• _Extracted material_

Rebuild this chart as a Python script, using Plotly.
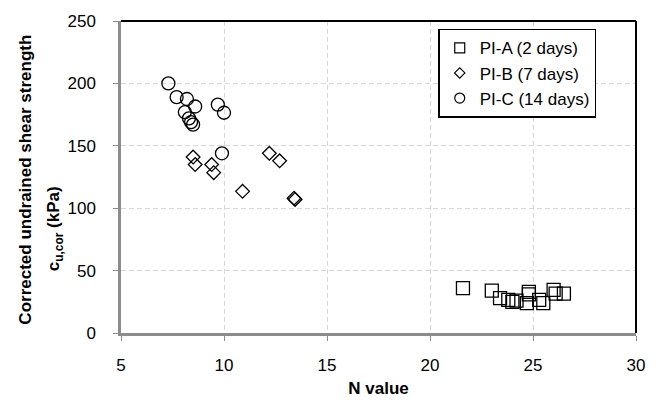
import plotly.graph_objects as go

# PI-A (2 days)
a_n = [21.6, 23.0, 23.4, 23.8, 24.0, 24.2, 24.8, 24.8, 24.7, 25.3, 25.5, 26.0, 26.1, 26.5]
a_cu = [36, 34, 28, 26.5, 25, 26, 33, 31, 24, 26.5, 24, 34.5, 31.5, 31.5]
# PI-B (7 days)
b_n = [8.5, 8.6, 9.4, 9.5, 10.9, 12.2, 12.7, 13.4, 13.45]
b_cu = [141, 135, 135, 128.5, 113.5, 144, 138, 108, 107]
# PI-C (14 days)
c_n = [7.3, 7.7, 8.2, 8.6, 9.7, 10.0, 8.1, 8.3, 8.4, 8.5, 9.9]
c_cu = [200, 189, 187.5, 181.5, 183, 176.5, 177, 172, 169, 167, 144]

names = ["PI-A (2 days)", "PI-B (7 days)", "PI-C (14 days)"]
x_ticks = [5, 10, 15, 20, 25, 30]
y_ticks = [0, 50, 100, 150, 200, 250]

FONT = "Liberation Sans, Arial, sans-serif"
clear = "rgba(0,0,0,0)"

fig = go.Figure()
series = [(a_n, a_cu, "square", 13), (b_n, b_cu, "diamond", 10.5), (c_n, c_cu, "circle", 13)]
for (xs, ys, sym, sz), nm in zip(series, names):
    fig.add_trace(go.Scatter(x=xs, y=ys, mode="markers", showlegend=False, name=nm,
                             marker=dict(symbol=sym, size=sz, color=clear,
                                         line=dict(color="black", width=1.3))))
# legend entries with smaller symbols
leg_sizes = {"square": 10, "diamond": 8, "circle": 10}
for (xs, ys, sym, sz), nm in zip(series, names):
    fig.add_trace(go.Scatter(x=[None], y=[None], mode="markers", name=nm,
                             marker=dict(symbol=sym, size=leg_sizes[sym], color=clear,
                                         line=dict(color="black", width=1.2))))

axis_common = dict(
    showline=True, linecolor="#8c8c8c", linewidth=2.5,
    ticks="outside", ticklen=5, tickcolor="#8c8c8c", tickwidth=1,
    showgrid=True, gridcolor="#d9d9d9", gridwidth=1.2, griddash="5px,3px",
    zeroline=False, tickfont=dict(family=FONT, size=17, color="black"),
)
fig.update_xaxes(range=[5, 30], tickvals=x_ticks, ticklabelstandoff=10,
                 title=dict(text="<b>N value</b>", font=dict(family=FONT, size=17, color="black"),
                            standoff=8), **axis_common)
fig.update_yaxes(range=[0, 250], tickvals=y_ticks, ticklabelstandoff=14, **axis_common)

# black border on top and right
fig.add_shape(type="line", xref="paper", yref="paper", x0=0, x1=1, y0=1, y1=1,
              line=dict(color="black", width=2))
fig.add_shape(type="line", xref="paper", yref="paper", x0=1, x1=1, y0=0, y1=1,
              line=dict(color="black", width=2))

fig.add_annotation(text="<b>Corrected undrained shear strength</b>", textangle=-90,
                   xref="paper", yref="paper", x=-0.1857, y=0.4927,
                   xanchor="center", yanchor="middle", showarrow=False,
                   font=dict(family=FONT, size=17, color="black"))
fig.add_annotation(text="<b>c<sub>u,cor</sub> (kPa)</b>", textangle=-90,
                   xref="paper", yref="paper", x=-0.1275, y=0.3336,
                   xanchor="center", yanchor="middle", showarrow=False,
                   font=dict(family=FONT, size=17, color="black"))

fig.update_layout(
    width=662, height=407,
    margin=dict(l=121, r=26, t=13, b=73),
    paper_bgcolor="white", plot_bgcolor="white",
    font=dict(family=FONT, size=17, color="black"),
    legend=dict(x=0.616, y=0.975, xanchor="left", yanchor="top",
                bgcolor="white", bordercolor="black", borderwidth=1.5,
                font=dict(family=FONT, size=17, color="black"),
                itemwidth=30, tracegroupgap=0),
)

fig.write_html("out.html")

--

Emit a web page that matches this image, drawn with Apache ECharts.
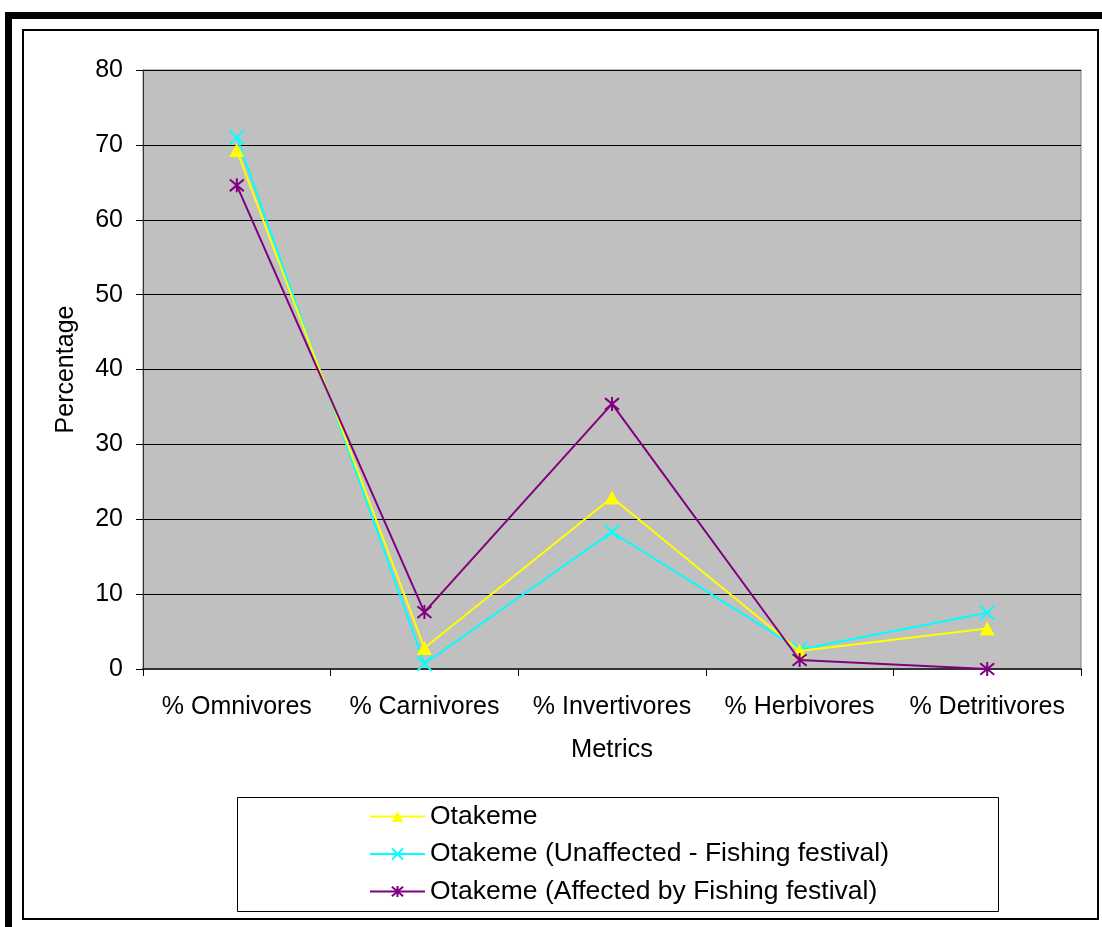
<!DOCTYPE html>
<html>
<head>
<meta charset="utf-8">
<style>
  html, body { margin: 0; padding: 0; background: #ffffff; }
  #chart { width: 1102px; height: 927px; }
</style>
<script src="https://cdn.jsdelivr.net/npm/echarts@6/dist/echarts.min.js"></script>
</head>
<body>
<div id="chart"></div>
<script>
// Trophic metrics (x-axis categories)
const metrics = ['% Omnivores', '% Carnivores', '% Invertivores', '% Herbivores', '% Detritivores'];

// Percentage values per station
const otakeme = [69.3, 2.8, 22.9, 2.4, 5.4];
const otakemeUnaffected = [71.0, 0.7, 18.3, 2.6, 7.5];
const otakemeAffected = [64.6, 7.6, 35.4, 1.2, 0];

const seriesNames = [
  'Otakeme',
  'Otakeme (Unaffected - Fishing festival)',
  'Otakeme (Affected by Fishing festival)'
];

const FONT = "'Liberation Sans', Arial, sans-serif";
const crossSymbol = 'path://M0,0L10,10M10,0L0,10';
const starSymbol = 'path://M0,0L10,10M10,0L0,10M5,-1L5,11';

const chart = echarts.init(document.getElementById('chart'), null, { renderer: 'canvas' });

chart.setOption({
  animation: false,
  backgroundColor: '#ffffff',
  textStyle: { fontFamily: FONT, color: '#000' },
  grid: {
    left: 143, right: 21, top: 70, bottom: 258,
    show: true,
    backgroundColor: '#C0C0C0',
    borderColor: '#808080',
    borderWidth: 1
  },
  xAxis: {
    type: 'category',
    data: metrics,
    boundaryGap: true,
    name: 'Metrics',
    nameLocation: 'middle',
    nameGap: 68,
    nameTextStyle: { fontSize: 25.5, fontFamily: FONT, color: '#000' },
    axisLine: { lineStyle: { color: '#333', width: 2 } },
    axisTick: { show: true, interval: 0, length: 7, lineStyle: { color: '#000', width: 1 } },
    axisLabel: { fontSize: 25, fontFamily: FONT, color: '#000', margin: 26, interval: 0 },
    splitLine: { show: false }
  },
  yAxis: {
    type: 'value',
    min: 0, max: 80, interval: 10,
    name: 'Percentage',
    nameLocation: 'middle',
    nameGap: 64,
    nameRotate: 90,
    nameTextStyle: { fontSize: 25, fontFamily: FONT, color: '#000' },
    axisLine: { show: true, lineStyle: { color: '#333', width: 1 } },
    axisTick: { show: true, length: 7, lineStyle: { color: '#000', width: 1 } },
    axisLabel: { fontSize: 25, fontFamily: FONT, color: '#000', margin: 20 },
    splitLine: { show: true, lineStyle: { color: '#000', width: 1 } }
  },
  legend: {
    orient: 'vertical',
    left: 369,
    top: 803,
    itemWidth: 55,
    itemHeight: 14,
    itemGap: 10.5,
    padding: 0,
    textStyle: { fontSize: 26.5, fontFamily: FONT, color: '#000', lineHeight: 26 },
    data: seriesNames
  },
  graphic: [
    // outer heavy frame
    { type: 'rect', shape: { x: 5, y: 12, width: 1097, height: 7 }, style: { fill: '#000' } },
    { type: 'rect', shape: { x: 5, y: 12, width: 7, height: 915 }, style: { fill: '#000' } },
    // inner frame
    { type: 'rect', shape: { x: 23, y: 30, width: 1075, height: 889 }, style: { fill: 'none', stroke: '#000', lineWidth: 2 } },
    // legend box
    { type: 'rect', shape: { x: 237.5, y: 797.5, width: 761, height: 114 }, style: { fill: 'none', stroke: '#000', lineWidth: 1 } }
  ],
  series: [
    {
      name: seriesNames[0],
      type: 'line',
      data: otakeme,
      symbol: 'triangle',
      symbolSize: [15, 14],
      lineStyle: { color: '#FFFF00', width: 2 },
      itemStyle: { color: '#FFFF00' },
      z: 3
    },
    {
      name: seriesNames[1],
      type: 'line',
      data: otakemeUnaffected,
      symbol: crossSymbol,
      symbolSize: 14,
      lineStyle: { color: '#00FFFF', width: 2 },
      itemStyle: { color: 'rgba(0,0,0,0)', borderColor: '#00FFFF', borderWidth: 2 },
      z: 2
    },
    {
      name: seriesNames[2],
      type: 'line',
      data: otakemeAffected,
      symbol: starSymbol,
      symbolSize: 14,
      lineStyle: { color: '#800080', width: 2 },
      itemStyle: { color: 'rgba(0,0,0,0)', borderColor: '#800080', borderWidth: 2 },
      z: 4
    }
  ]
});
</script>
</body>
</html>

--

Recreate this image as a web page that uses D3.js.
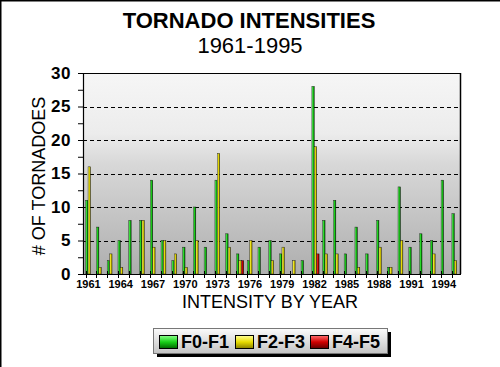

• _Directions for this task_
Copy out every line that includes the word "with".

• _Result below_
# legend entries with smaller symbols
Emit a web page that matches this image, drawn with Apache ECharts.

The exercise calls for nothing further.